To be honest I think that this tax may actually be the right thing, but it does not encourage EV ownership. We bought the Bolt to offset as many of our miles as we can, and have been putting about 2k miles a month on it. The Bolt will still save us over $2k a year and we have been kicking around a PHEV for her in a year. All in all this move will allow us to spend $2-3k a year elswhere, the Bolt is really our "gateway drug".
Having an offset for the gas tax is not a bad idea. The problem is the implementation. Instead of rewarding efficiency and pollution reduction, the current implementation penalizes it. IMHO it's a political bent based on the though that EV people are a Tesla type crowd, and therefore can afford to pony up. But not paying any type of road use tax isn't sustainable either. I'm in Georgia, which also has the $200 registration fee for EVs.
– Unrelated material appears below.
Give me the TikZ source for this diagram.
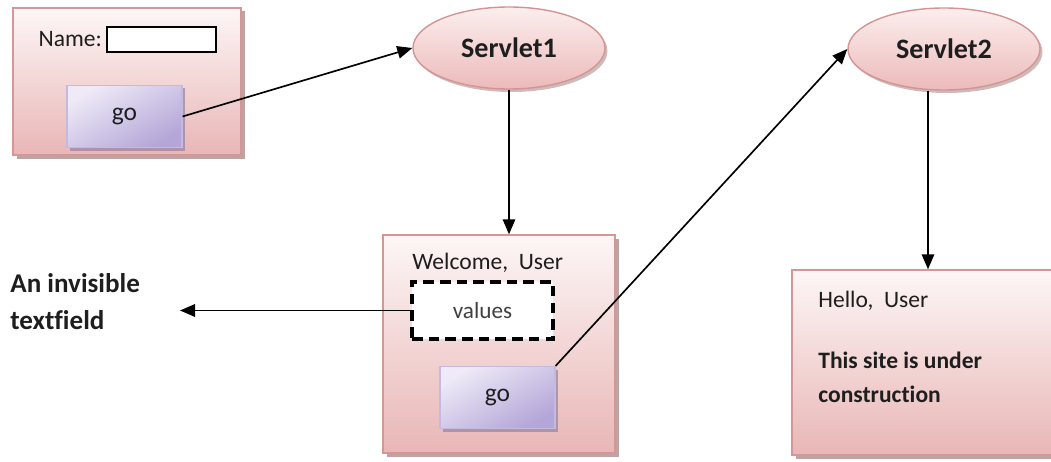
\documentclass[tikz,border=0pt]{standalone}
\usepackage{fontspec}
\setmainfont{Carlito}[Ligatures=NoCommon]
\usepackage{tikz}
\usetikzlibrary{arrows.meta,shapes.geometric,positioning,shadows}
\definecolor{pagetop}   {RGB}{253,246,246}
\definecolor{pagebot}   {RGB}{233,182,182}
\definecolor{pageline}  {RGB}{214,150,150}
\definecolor{pageshadow}{RGB}{175,140,140}
\definecolor{btnlight}  {RGB}{238,234,247}
\definecolor{btndark}   {RGB}{180,166,216}
\definecolor{btnline}   {RGB}{196,186,224}
\definecolor{btnshadow} {RGB}{150,130,160}
\definecolor{srvtop}    {RGB}{252,238,238}
\definecolor{srvbot}    {RGB}{236,186,186}
\definecolor{srvline}   {RGB}{212,148,148}
\definecolor{textdark}  {RGB}{30,30,30}
\tikzset{
  pagebox/.style ={draw=pageline, line width=0.8pt, inner sep=0pt,
                   top color=pagetop, bottom color=pagebot,
                   minimum width=#1,
                   drop shadow={shadow xshift=0.07cm, shadow yshift=-0.07cm,
                                fill=pageshadow, opacity=0.8}},
  btnbox/.style  ={draw=btnline, line width=0.6pt, inner sep=0pt,
                   top color=btnlight, bottom color=btndark, shading angle=30,
                   minimum width=2.30cm, minimum height=1.24cm,
                   text=textdark, font={\fontsize{14.5pt}{17pt}\selectfont},
                   drop shadow={shadow xshift=0.06cm, shadow yshift=-0.06cm,
                                fill=btnshadow, opacity=0.7}},
  srvnode/.style ={ellipse, draw=srvline, line width=0.8pt, inner sep=0pt,
                   top color=srvtop, bottom color=srvbot,
                   minimum width=3.84cm, minimum height=1.64cm,
                   text=textdark, font={\bfseries\fontsize{16pt}{18pt}\selectfont},
                   drop shadow={shadow xshift=0.05cm, shadow yshift=-0.06cm,
                                fill=pageshadow, opacity=0.6}},
  fieldbox/.style={draw=black, line width=0.9pt, fill=white,
                   minimum width=2.18cm, minimum height=0.50cm, inner sep=0pt},
  hiddenbox/.style={draw=black, line width=2pt, fill=white,
                   dash pattern=on 6pt off 3.5pt,
                   minimum width=2.82cm, minimum height=1.14cm, inner sep=0pt,
                   text=textdark!85, font={\fontsize{13.2pt}{16pt}\selectfont}},
  txt/.style     ={inner sep=0pt, text=textdark, align=left,
                   font={\fontsize{13.4pt}{19.4pt}\selectfont}},
  boldtxt/.style ={txt, font={\bfseries\fontsize{13.4pt}{19.4pt}\selectfont}},
  notetxt/.style ={inner sep=0pt, text=textdark, align=left,
                   font={\bfseries\fontsize{15.4pt}{21pt}\selectfont}},
  arr/.style     ={-{Triangle[length=0.30cm, width=0.25cm]}, line width=0.95pt},
}
\begin{document}
\begin{tikzpicture}
  \clip (0,0) rectangle (21.02,-9.24);
  % login page
  \node[pagebox=4.56cm, minimum height=2.94cm] (login) at (2.54,-1.63) {};
  \node[fieldbox] (namefield) at (3.23,-0.79) {};
  \node[txt, left=0.08cm of namefield] (namelbl) {Name:};
  \node[btnbox] (go1) at (2.49,-2.33) {go};
  % servlets
  \node[srvnode] (srv1) at (10.18,-0.96) {Servlet1};
  \node[srvnode] (srv2) at (18.88,-0.98) {Servlet2};
  % welcome page
  \node[pagebox=4.64cm, minimum height=4.36cm] (welcome) at (9.98,-6.88) {};
  \node[txt, anchor=west] (welcometxt) at (8.24,-5.26) {Welcome,\ \ User};
  \node[hiddenbox] (hidden) at (9.65,-6.21) {values};
  \node[btnbox] (go2) at (9.95,-7.95) {go};
  % hello page
  \node[pagebox=5.44cm, minimum height=3.70cm] (hello) at (18.56,-7.25) {};
  \node[txt, anchor=west] (hellotxt) at (16.36,-6.01) {Hello,\ \ User};
  \node[boldtxt, anchor=west] (constrtxt) at (16.36,-7.54) {This site is under\\construction};
  % note on the hidden field
  \node[notetxt, anchor=west] (note) at (0.20,-6.03) {An invisible\\textfield};
  \coordinate (notetip) at (3.60,-6.21);
  % connectors
  \draw[arr] (go1.east) -- (srv1.west);
  \draw[arr] (srv1.south) -- (srv1.south |- welcome.north);
  \draw[arr] (hidden.west) -- (notetip);
  \draw[arr] (go2.north east) -- (srv2.west);
  \draw[arr] (hello.north |- srv2.south) -- (hello.north);
\end{tikzpicture}
\end{document}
I propose using the efficiency, mileage, and current gas tax to formulate an equivalent value for the gas tax paid. For baseline numbers consider 25,000 miles of annual usage, the Bolt's 119 MPGe, and I'll use Georgia's current combined 44 cents state/federal gas tax. The equivalent is simple to compute. The equivalent gallons of gas would be 25000/119 = 210 gallons equivalent. The tax on that is $92.40. Note that it's less than half of the current registration fee.
Now the 25,000 miles was an arbitrary number. For drivers who are willing to put in some legwork, the charge can be reduced by producing a certified actual mileage on the car. It seems that a notarized affadavid showing the actual annual mileage should be enough. So if the car were actually driven 12,500 miles then with the affadavid, the fee would be halved to $46.20.
Note that electricity is already charged sales tax. So the actual funds collection over the year would be more. But something like this would be much more fair than the current system and would only require the production of a chart with fixed mileage for those who don't want to take the time to get their mileage certified.